The image I’ve included in this post is borrowed from bleacherreport.net. Anyone who knows football knows that this photo was taken at the end of the San Diego vs. Miami game in January 1982, otherwise known as “The Epic in Miami” where San Diego won 41 to 38 in overtime. The Epic in Miami is often referred to as one of the greatest games ever played. Winslow caught a playoff record 13 passes for 166 yards and a touchdown, while also blocking a field goal with seconds remaining to send the game to overtime in one of the greatest single player efforts in NFL history. What made Winslow’s performance all the more memorable was the fact that during the game he was treated for a pinched nerve in his shoulder, dehydration, severe cramps, and received three stitches in his lower lip. After the game, a picture of Winslow being helped off the field by his teammates became an enduring image in NFL Lore. The following week was also legendary as the Chargers were defeated by the Cincinnati Bengals in what has come to be known as the Freezer Bowl.  (Some text from Wikipedia)


Chargers FanFest 2011

“It’s kind of like when a dad takes his kid to the candy shop,” he explained. “You’re outside the candy shop, you’re looking at the candy, but you’re not allowed to go in and get the candy. And then your dad just turns around and takes you home. That’s exactly what being a Chargers fan is like.”

That’s how Oak Park/San Diego Coutny’s Lee Norman explains the psychology of being a Charger fan and Super Bowl dreams.  (ARTICLE) As a life-long Charger fan myself, I think that’s pretty sad.

I was a disappointed to see the promotions for FanFest 2011.  Only kids ages 6 -1 4 were allowed on the field, and only the first 2000 with wrist bands.  The Chargers sited safety as a reason they have strict rules in place.  Each kid was allowed only one personal item to sign.    So if you had a Philip Rivers jersey, you either got his signature only or sacrificed your jersey to get autographs from more than one player.  Since it was kids-only on the field, there were no doting parents taking pictures with the family. The Chargers tweeted that there were other open practices to attend, if adults wanted to get autographs.

It was pictures like this one from the event, which made me scratch my head.

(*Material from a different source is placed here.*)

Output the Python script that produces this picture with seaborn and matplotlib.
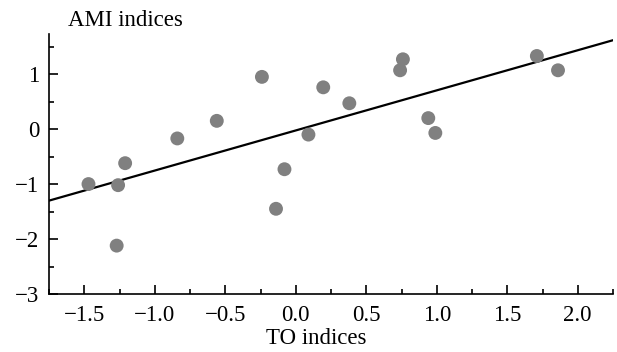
import numpy as np
import pandas as pd
import matplotlib
matplotlib.use("Agg")
import matplotlib.pyplot as plt
import seaborn as sns
from matplotlib.ticker import MultipleLocator

to_idx = [-1.47, -1.26, -1.27, -1.21, -0.84, -0.56, -0.24, -0.14, -0.08,
          0.09, 0.195, 0.38, 0.74, 0.76, 0.94, 0.99, 1.71, 1.86]
ami_idx = [-1.00, -1.02, -2.12, -0.62, -0.17, 0.15, 0.95, -1.45, -0.73,
           -0.10, 0.76, 0.47, 1.07, 1.27, 0.20, -0.07, 1.33, 1.07]
xlabel = "TO indices"
ylabel = "AMI indices"

df = pd.DataFrame({"TO": to_idx, "AMI": ami_idx})

sns.set_theme(style="ticks")
plt.rcParams["font.family"] = ["Liberation Serif", "DejaVu Serif"]

fig = plt.figure(figsize=(6.17, 3.52), dpi=100)
ax = fig.add_axes([49/617, 1-294/352, (613-49)/617, (294-34)/352])
ax.set_xlim(-1.75, 2.25)
ax.set_ylim(-3, 1.73)

sns.scatterplot(data=df, x="TO", y="AMI", ax=ax, color="#808080", s=100,
                edgecolor="none", zorder=3)
sns.regplot(data=df, x="TO", y="AMI", ax=ax, scatter=False, ci=None,
            truncate=False, line_kws={"color": "black", "lw": 1.6, "zorder": 2})
ax.set_xlim(-1.75, 2.25)
ax.set_ylim(-3, 1.73)

ax.xaxis.set_major_locator(MultipleLocator(0.5))
ax.xaxis.set_minor_locator(MultipleLocator(0.25))
ax.yaxis.set_major_locator(MultipleLocator(1))
ax.yaxis.set_minor_locator(MultipleLocator(0.5))
ax.set_xticks(np.arange(-1.5, 2.01, 0.5))
ax.set_xticklabels([f"{v:.1f}".replace("-", "\u2212") for v in np.arange(-1.5, 2.01, 0.5)])

sns.despine(ax=ax)
for sp in ["left", "bottom"]:
    ax.spines[sp].set_linewidth(1.2)
    ax.spines[sp].set_color("black")

ax.tick_params(which="major", direction="in", length=6.5, width=1.2,
               labelsize=16.5, colors="black", pad=7)
ax.tick_params(which="minor", direction="in", length=3.6, width=1.2, colors="black")
ax.tick_params(axis="x", which="major", pad=8)

ax.set_xlabel("")
ax.set_ylabel("")
fig.text(316/617, 1-338/352, xlabel, ha="center", va="center", fontsize=16.5,
         color="black")
fig.text(68/617, 1-21/352, ylabel, ha="left", va="center", fontsize=16.5,
         color="black")

fig.savefig("out.png", dpi=100)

Players sitting at a table…a barrier between them and their fans.







I treasure the days when players hung out after a pre-season open practice and talked to us kids (and parents), told stories, took pictures and signed autographs.  We didn’t have scheduled FanFest’s in the early 80’s, but we didn’t need them…the players were available and able to interact freely with fans, no rules, no wristbands, no limits on personal items brought to sign. I have the memory of shaking Dan Fouts’ hand, kissing Rolf Benirschke on the cheek and taking pictures with the likes of Kellen Winslow – more valuable to me than anything I have that was signed.

Running a business focused on marketing and branding makes me look at events and programs differently.  Things have changed a lot since I was a pre-teen and along with the events, marketing efforts and PR methods have changed dramatically.  I wanted to see more updates by players individually, a flurry of posts and tweets during the event and connecting digitally with the fans.  Contests, games and prizes are an easy way to incentivize fans and help make those who couldn’t attend the event feel like they were there.

I can appreciate that Charger’s FanFest 2011 may have come together quickly due to NFL lock-outs, but believe my Chargers can be ground breakers and standard setters, even with short notice.  Fans just want a moment to linger in the candy store and a leave with good taste to savor.  FanFest is the perfect opportunity for a sugar rush.


Did you go to FanFest 2011? What are your thoughts?  What would have given the day a more personal touch?